Significantly, the foregoing provision in Cap. 49 is quite versatile; its versatility is analytically rooted in the fact that it addresses a plethora of somewhat complex issues in the context of the substantive and adjectival law. Thus, from the standpoint of the substantive law, it clearly clarifies the issue of appeals from the decisions of the Magistrates' Court, concerning summary ejectment proceedings.
And on the framework of the adjectival law, it whirls around the period within which an aggrieved person, against whom a decision is made in the Magistrate Court, can appeal to the High Court of Justice; it also swirls around the fact that, an appeal does not amount to a stay of execution; that a Magistrate is bound to make an order for a stay of execution in every circumstance, wherein an ejected tenant provides security for cost in respect of damage and waste to a rented reality etc.
The question that is to be asked at this state is whether in the contexts of the substantive and adjectival laws, the Plaintiff/Applicant really complied with section 9 of Cap 49, in bringing this action to the High Court of Justice?

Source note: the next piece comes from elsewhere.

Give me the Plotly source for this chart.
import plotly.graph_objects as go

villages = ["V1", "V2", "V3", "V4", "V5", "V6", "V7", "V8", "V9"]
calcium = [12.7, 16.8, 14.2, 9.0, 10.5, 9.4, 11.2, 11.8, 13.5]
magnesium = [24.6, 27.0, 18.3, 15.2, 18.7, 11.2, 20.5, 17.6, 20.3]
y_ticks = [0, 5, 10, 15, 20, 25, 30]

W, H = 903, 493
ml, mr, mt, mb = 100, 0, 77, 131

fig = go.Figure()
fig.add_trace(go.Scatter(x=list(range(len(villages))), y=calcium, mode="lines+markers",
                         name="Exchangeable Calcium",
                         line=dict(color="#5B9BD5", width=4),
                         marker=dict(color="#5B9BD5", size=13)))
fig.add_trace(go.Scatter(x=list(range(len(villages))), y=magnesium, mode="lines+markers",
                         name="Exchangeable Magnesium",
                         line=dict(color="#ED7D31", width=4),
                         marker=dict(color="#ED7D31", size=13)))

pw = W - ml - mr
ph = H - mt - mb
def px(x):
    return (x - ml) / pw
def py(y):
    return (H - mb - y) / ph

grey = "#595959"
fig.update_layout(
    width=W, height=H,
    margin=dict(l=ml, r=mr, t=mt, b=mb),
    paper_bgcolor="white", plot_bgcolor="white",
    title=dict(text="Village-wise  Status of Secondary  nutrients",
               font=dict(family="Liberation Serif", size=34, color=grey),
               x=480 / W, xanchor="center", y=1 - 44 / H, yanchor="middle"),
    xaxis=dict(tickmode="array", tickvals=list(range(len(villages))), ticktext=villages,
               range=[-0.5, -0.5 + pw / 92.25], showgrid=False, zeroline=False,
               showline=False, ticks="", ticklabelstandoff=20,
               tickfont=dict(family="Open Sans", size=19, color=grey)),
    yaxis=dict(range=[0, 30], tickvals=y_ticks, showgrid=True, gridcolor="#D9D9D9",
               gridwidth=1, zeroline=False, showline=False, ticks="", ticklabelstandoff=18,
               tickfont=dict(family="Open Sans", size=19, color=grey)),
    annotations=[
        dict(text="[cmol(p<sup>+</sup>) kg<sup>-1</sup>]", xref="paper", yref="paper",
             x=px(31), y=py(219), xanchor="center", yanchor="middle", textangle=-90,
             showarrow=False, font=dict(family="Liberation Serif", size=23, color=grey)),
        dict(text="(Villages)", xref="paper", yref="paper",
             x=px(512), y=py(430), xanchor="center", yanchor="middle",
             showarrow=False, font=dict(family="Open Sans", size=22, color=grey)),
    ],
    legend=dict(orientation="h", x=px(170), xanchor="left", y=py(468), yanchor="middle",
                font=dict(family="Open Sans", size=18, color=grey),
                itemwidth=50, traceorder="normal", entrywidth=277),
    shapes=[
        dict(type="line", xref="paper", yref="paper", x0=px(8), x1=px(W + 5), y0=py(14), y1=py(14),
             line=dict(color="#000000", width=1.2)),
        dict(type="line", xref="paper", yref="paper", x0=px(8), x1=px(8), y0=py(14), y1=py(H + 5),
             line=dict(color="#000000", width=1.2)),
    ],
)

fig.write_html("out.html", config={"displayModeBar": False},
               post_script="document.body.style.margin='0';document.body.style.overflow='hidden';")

The answer is certainly no. First, the Plaintiff/Applicant cannot be strictly dubbed as such; for this matter is not properly before this Honourable Court. A litigant can only be a plaintiff, before the High Court of Justice, when he/she begins an action, pursuant to any of the originating processes, contemplated in Order 5 Rule 1 of the HCR 2007. This is not the case in this case. Secondly, the exparte application for a stay of execution, made before the Late Magistrate Cowan; was indeed made in contravention of section 9 of Cap. 49. Thus, it was made with no security for cost, which the said section 9 makes clearly mandatory.

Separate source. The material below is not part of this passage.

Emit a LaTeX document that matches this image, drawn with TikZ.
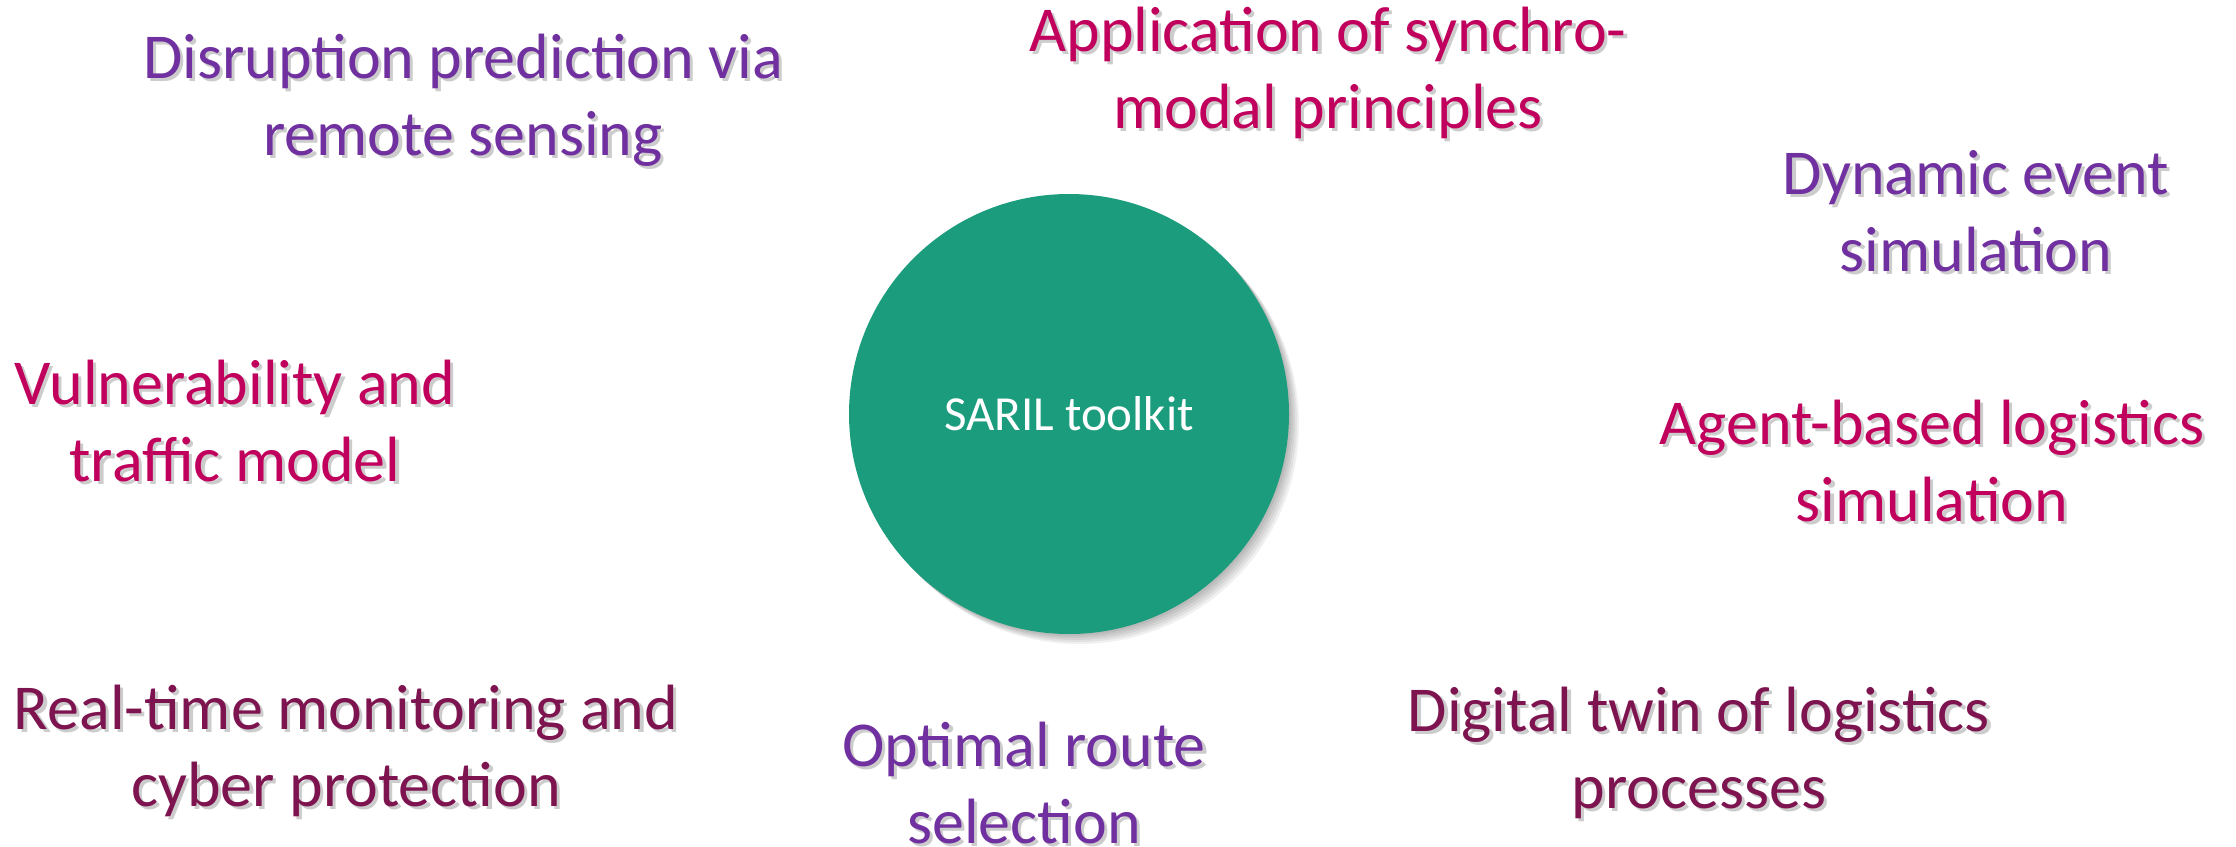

Thirdly, there is no record of any documentation of an appeal from the Magistrate Court, concerning this matter, before this Honourable Court. Apart from the fact that, this matter is not procedurally properly placed before this court; it should be borne in mind that an appeal does not amount to a stay of execution. So, would it be prudent for a court of competent jurisdiction to stay the execution of a judgment of a subordinate court in a circumstance wherein that judgment has not been appealed? So, should such an order be made; it would amount to a stay of
execution in futility. Stay of executions are mostly granted, pending appeals; and this instant case has not been appealed at all. Fourthly, as it stands, the eight (8) period contemplated in the said section 9 had long elapsed; so, an appeal can be filed with leave of this Honourable Court, notwithstanding the fact that the statutory period contemplated in the said section 9 has elapsed. Nevertheless, should Counsel for the so-called Plaintiff/Applicant, choose not to appeal the Judgments of Magistrate Cowan, dated 1st July 2019 and 10th February 2020 respectively, he can even file papers in the High Court of Justice, for an order of certiorari to quash the said judgments, if at all Counsel thinks that those Judgments, were made in contradistinction of the law (Cap.49), pursuant to which the orders were made. Meanwhile, on the strength of the foregoing analysis, I unreservedly uphold the preliminary objection; and simultaneously dismiss the application on the ground of procedural incongruity and nullity. I make no order as to cost.